The bacterium Natranaerobius thermophilus is an extremely halophilic alkalithermophile that can thrive under conditions of high salinity (3.3–3.9 M Na⁺), alkaline pH (9.5), and elevated temperature (53°C). To understand the molecular mechanisms of salt adaptation in N. thermophilus, it is essential to investigate the protein, mRNA, and key metabolite levels on a molecular basis. Based on proteome profiling of N. thermophilus under 3.1, 3.7, and 4.3 M Na⁺ conditions compared to 2.5 M Na⁺ condition, we discovered that a hybrid strategy, combining the “compatible solute” and “salt-in” mechanisms, was utilized for osmotic adjustment dur ing the long-term salinity adaptation of N. thermophilus. The mRNA level of key proteins and the intracellular content of compatible solutes and K⁺ support this conclusion. Specifically, N. thermophilus employs the glycine betaine ABC transporters (Opu and ProU families), Na⁺/solute symporters (SSS family), and glutamate and proline synthesis pathways to adapt to high salinity.
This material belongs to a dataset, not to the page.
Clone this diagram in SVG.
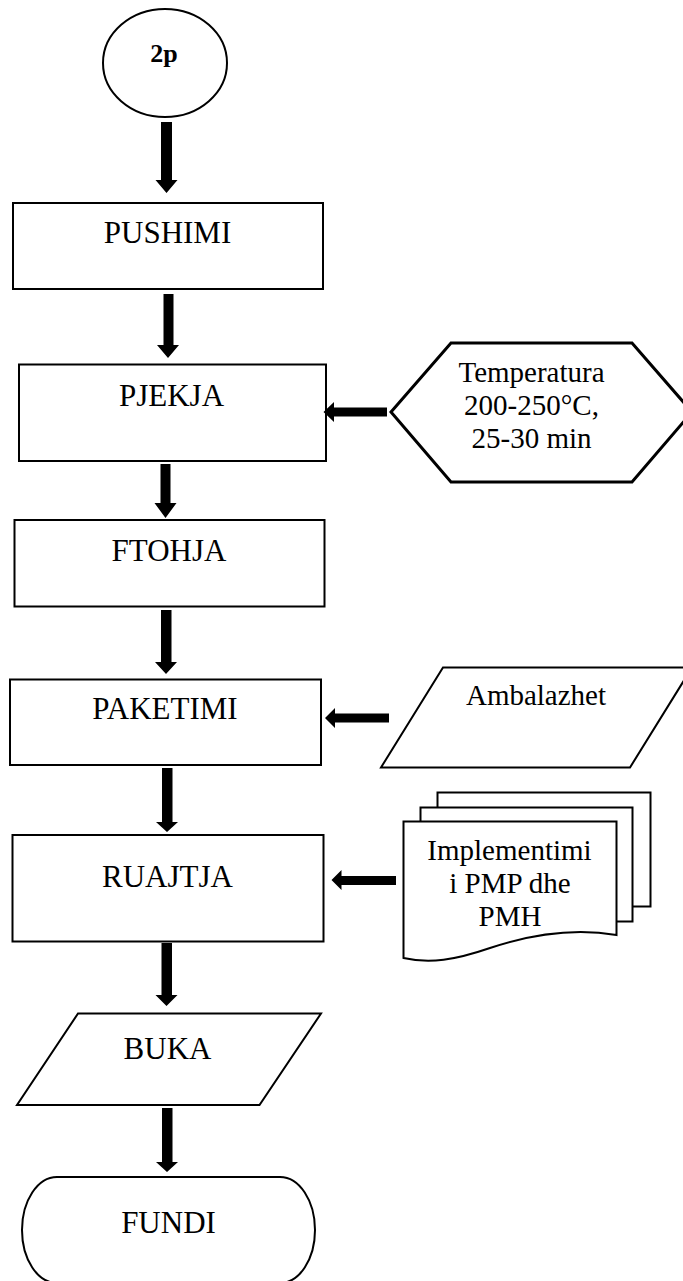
<svg xmlns="http://www.w3.org/2000/svg" width="683" height="1281" viewBox="0 0 683 1281">
<style>
.shape{fill:#fff;stroke:#000;stroke-width:2}
.thick{stroke-width:3}
.t{font-family:"Liberation Serif","Times New Roman",serif;font-size:31px;fill:#000;text-anchor:middle}
.s{font-size:29px}
.b{font-weight:bold;font-size:26px}
.arr{fill:#000;stroke:none}
</style>
<rect width="683" height="1281" fill="#fff"/>
<g id="start">
<ellipse class="shape" cx="165" cy="63" rx="62" ry="54"/>
<text class="t b" x="164" y="62">2p</text>
</g>
<g id="pushimi">
<rect class="shape" x="13" y="203" width="310" height="86"/>
<text class="t" x="167.5" y="243">PUSHIMI</text>
</g>
<g id="pjekja">
<rect class="shape" x="19" y="364.5" width="307" height="96.5"/>
<text class="t" x="171.5" y="405.5">PJEKJA</text>
</g>
<g id="temperatura">
<polygon class="shape thick" points="391,412 451,343 632,343 692,412 632,482 451,482"/>
<text class="t s" x="531.5" y="381.5">Temperatura</text>
<text class="t s" x="531.5" y="415">200-250°C,</text>
<text class="t s" x="531.5" y="448">25-30 min</text>
</g>
<g id="ftohja">
<rect class="shape" x="14.5" y="520" width="310" height="86.5"/>
<text class="t" x="169" y="560.5">FTOHJA</text>
</g>
<g id="paketimi">
<rect class="shape" x="10" y="679.5" width="311" height="85.5"/>
<text class="t" x="165" y="719">PAKETIMI</text>
</g>
<g id="ambalazhet">
<polygon class="shape" points="443,667.5 692,667.5 630,767.5 381,767.5"/>
<text class="t s" x="536" y="705">Ambalazhet</text>
</g>
<g id="ruajtja">
<rect class="shape" x="12.5" y="835" width="311" height="106.5"/>
<text class="t" x="167.5" y="886.5">RUAJTJA</text>
</g>
<g id="implementimi">
<rect class="shape" x="437.5" y="792.5" width="213" height="114"/>
<rect class="shape" x="420.5" y="807.5" width="212" height="114"/>
<path class="shape" d="M403.5,821.5 H616.5 V935 C575,928 535,933 490,948 C455,960 430,964 403.5,958 Z"/>
<text class="t s" x="509.5" y="860">Implementimi</text>
<text class="t s" x="510" y="893">i PMP dhe</text>
<text class="t s" x="510" y="926">PMH</text>
</g>
<g id="buka">
<polygon class="shape" points="78,1013.5 321,1013.5 259.5,1105 17,1105"/>
<text class="t" x="167.5" y="1059">BUKA</text>
</g>
<g id="fundi">
<path class="shape" d="M57,1177 H280 A35,53 0 0 1 280,1283 H57 A35,53 0 0 1 57,1177 Z"/>
<text class="t" x="168.5" y="1233">FUNDI</text>
</g>
<g id="connectors" class="arr">
<polygon points="161,122 172,122 172,180 177.5,180 166.5,193 155.5,180 161,180"/>
<polygon points="163.5,294 173.5,294 173.5,345 179,345 168,358 157,345 163.5,345"/>
<polygon points="160.5,464 170.5,464 170.5,503 176.5,503 165.5,518 154.5,503 160.5,503"/>
<polygon points="161,610 171.5,610 171.5,662 177,662 166,674 155,662 161,662"/>
<polygon points="162,768 172.5,768 172.5,822 178,822 167,832 156,822 162,822"/>
<polygon points="161.5,943 172,943 172,995 177.5,995 166.5,1006 155.5,995 161.5,995"/>
<polygon points="162,1108 172.5,1108 172.5,1162 178,1162 167,1172 156,1162 162,1162"/>
<polygon points="387,407.5 387,416.5 334,416.5 334,422 323.5,412 334,402 334,407.5"/>
<polygon points="389,713.5 389,722.5 335,722.5 335,728 325,718 335,708 335,713.5"/>
<polygon points="396,876 396,885 341.5,885 341.5,890 331.5,880 341.5,870 341.5,876"/>
</g>
</svg>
The intracellular content of compatible solutes, including glycine betaine, glutamate, and proline, increases with rising salinity levels in N. thermophilus. Additionally, the upregulation of Na⁺/ K⁺/ H⁺ transporters facilitates the maintenance of intracellular K⁺ concentration, ensuring cellular ion homeostasis under varying salinities. Furthermore, N. thermophilus exhibits cytoplasmic acidification in response to high Na⁺ concentrations. The median isoelectric points of the upregulated proteins decrease with increasing salinity. Amino acid metabolism, carbohydrate and energy metabolism, membrane transport, and bacterial chemotaxis activities contribute to the adaptability of N. thermophilus under high salt stress. This study provides new data that support further elucidating the complex adaptation mechanisms of N. thermophilus under multiple extremes. IMPORTANCE This study represents the first report of simultaneous utilization of two salt adaptation mechanisms within the Clostridia class in response to long-term salinity stress.